Reproduce the data below in full and exclude every picture.

--- start Available data ---

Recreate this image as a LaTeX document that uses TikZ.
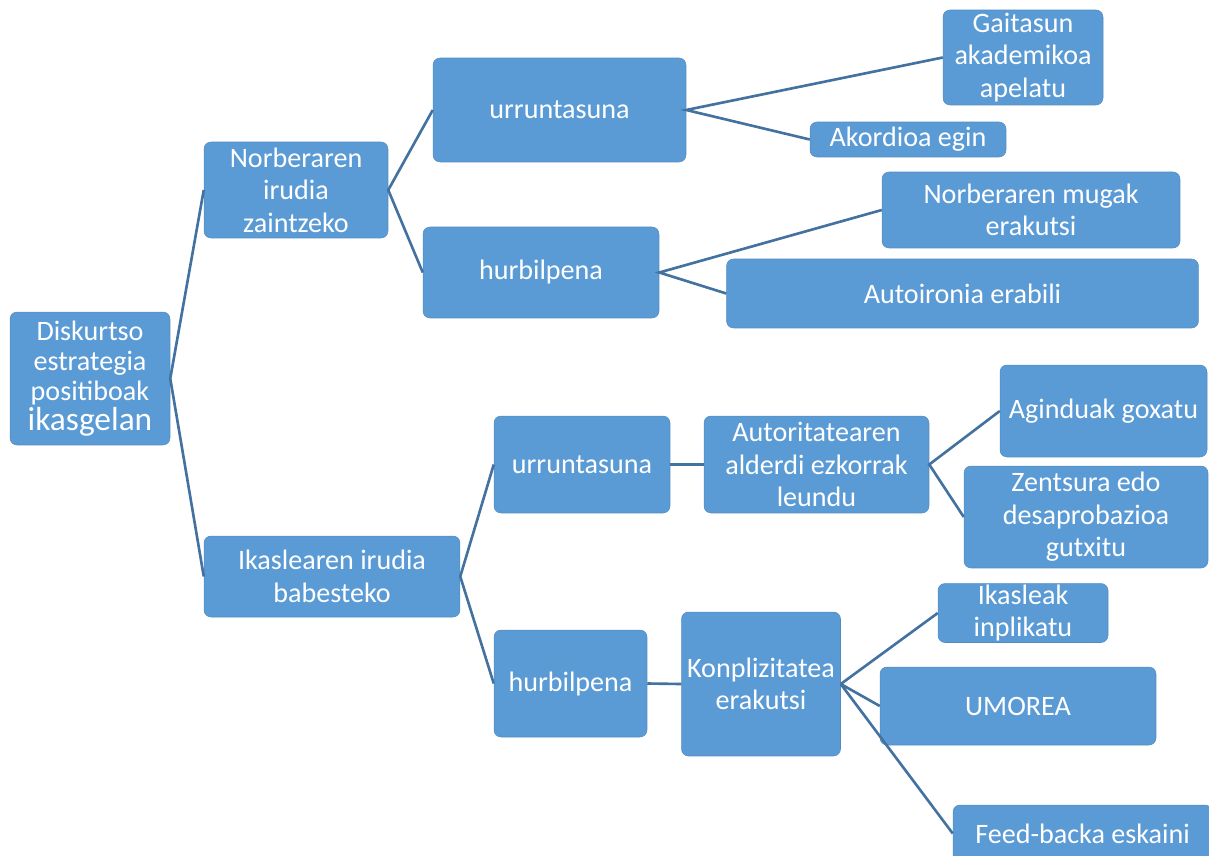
\documentclass[tikz,border=0pt]{standalone}
\usepackage{fontspec}
\setmainfont{Carlito}
\definecolor{BoxClr}{RGB}{91,155,213}
\definecolor{LineClr}{RGB}{68,114,160}

\begin{document}
\begin{tikzpicture}[x=0.02cm,y=-0.02cm,
  box/.style={fill=BoxClr,draw=BoxClr!90!black,line width=0.3pt,rounded corners=4pt,
    text=white,align=center,inner sep=1pt,font=\fontsize{16}{18.5}\selectfont},
  link/.style={draw=LineClr,line width=1.5pt}]
\useasboundingbox (0,0) rectangle (1209,855);

\node[box,minimum width=3.2cm,minimum height=2.66cm,font=\fontsize{16}{17}\selectfont]
  (D) at (90,378.5) {Diskurtso\\estrategia\\positiboak\\{\fontsize{19}{21}\selectfont ikasgelan}};

\node[box,minimum width=3.68cm,minimum height=1.92cm] (N) at (296,190) {Norberaren\\irudia\\zaintzeko};
\node[box,minimum width=5.12cm,minimum height=1.62cm] (I) at (332,576.5) {Ikaslearen irudia\\babesteko};

\node[box,minimum width=5.06cm,minimum height=2.08cm] (U1) at (559.5,110) {urruntasuna};
\node[box,minimum width=4.72cm,minimum height=1.82cm] (H1) at (541,272.5) {hurbilpena};

\node[box,minimum width=3.2cm,minimum height=1.9cm] (G) at (1023,57.5) {Gaitasun\\akademikoa\\apelatu};
\node[box,minimum width=3.92cm,minimum height=0.7cm] (A) at (908,139.5) {Akordioa egin};
\node[box,minimum width=5.96cm,minimum height=1.52cm] (M) at (1031,210) {Norberaren mugak\\erakutsi};
\node[box,minimum width=9.44cm,minimum height=1.38cm] (R) at (962.5,293.5) {Autoironia erabili};

\node[box,minimum width=3.52cm,minimum height=1.94cm] (U2) at (582,464.5) {urruntasuna};
\node[box,minimum width=4.5cm,minimum height=1.94cm] (T) at (816.5,464.5) {Autoritatearen\\alderdi ezkorrak\\leundu};
\node[box,minimum width=4.14cm,minimum height=1.84cm] (Ag) at (1103.5,411) {Aginduak goxatu};
\node[box,minimum width=4.88cm,minimum height=2.04cm] (Z) at (1086,517) {Zentsura edo\\desaprobazioa\\gutxitu};

\node[box,minimum width=3.06cm,minimum height=2.14cm] (H2) at (570.5,683.5) {hurbilpena};
\node[box,minimum width=3.18cm,minimum height=2.88cm] (K) at (761,684) {Konplizitatea\\erakutsi};
\node[box,minimum width=3.4cm,minimum height=1.18cm,inner sep=0pt] (Ik) at (1023,613) {Ikasleak\\inplikatu};
\node[box,minimum width=5.52cm,minimum height=1.56cm] (Um) at (1018,706) {UMOREA};
\node[box,minimum width=5.18cm,minimum height=1.14cm] (F) at (1082.5,833.5) {Feed-backa eskaini};

\draw[link] (N.west) -- (D.east) -- (I.west);
\draw[link] (U1.west) -- (N.east) -- (H1.west);
\draw[link] (G.west) -- (U1.east) -- (A.west);
\draw[link] (M.west) -- (H1.east) -- (R.west);
\draw[link] (U2.west) -- (I.east) -- (H2.west);
\draw[link] (U2.east) -- (T.west);
\draw[link] (Ag.west) -- (T.east) -- (Z.west);
\draw[link] (H2.east) -- (K.west);
\draw[link] (K.east) -- (Ik.west);
\draw[link] (K.east) -- (Um.west);
\draw[link] (K.east) -- (F.west);

\end{tikzpicture}
\end{document}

--- end Available data ---

▸ **Response to this task**:
Recreate this image as a LaTeX document that uses TikZ.
\documentclass[tikz,border=0pt]{standalone}
\usepackage{fontspec}
\setmainfont{Carlito}
\definecolor{BoxClr}{RGB}{91,155,213}
\definecolor{LineClr}{RGB}{68,114,160}

\begin{document}
\begin{tikzpicture}[x=0.02cm,y=-0.02cm,
  box/.style={fill=BoxClr,draw=BoxClr!90!black,line width=0.3pt,rounded corners=4pt,
    text=white,align=center,inner sep=1pt,font=\fontsize{16}{18.5}\selectfont},
  link/.style={draw=LineClr,line width=1.5pt}]
\useasboundingbox (0,0) rectangle (1209,855);

\node[box,minimum width=3.2cm,minimum height=2.66cm,font=\fontsize{16}{17}\selectfont]
  (D) at (90,378.5) {Diskurtso\\estrategia\\positiboak\\{\fontsize{19}{21}\selectfont ikasgelan}};

\node[box,minimum width=3.68cm,minimum height=1.92cm] (N) at (296,190) {Norberaren\\irudia\\zaintzeko};
\node[box,minimum width=5.12cm,minimum height=1.62cm] (I) at (332,576.5) {Ikaslearen irudia\\babesteko};

\node[box,minimum width=5.06cm,minimum height=2.08cm] (U1) at (559.5,110) {urruntasuna};
\node[box,minimum width=4.72cm,minimum height=1.82cm] (H1) at (541,272.5) {hurbilpena};

\node[box,minimum width=3.2cm,minimum height=1.9cm] (G) at (1023,57.5) {Gaitasun\\akademikoa\\apelatu};
\node[box,minimum width=3.92cm,minimum height=0.7cm] (A) at (908,139.5) {Akordioa egin};
\node[box,minimum width=5.96cm,minimum height=1.52cm] (M) at (1031,210) {Norberaren mugak\\erakutsi};
\node[box,minimum width=9.44cm,minimum height=1.38cm] (R) at (962.5,293.5) {Autoironia erabili};

\node[box,minimum width=3.52cm,minimum height=1.94cm] (U2) at (582,464.5) {urruntasuna};
\node[box,minimum width=4.5cm,minimum height=1.94cm] (T) at (816.5,464.5) {Autoritatearen\\alderdi ezkorrak\\leundu};
\node[box,minimum width=4.14cm,minimum height=1.84cm] (Ag) at (1103.5,411) {Aginduak goxatu};
\node[box,minimum width=4.88cm,minimum height=2.04cm] (Z) at (1086,517) {Zentsura edo\\desaprobazioa\\gutxitu};

\node[box,minimum width=3.06cm,minimum height=2.14cm] (H2) at (570.5,683.5) {hurbilpena};
\node[box,minimum width=3.18cm,minimum height=2.88cm] (K) at (761,684) {Konplizitatea\\erakutsi};
\node[box,minimum width=3.4cm,minimum height=1.18cm,inner sep=0pt] (Ik) at (1023,613) {Ikasleak\\inplikatu};
\node[box,minimum width=5.52cm,minimum height=1.56cm] (Um) at (1018,706) {UMOREA};
\node[box,minimum width=5.18cm,minimum height=1.14cm] (F) at (1082.5,833.5) {Feed-backa eskaini};

\draw[link] (N.west) -- (D.east) -- (I.west);
\draw[link] (U1.west) -- (N.east) -- (H1.west);
\draw[link] (G.west) -- (U1.east) -- (A.west);
\draw[link] (M.west) -- (H1.east) -- (R.west);
\draw[link] (U2.west) -- (I.east) -- (H2.west);
\draw[link] (U2.east) -- (T.west);
\draw[link] (Ag.west) -- (T.east) -- (Z.west);
\draw[link] (H2.east) -- (K.west);
\draw[link] (K.east) -- (Ik.west);
\draw[link] (K.east) -- (Um.west);
\draw[link] (K.east) -- (F.west);

\end{tikzpicture}
\end{document}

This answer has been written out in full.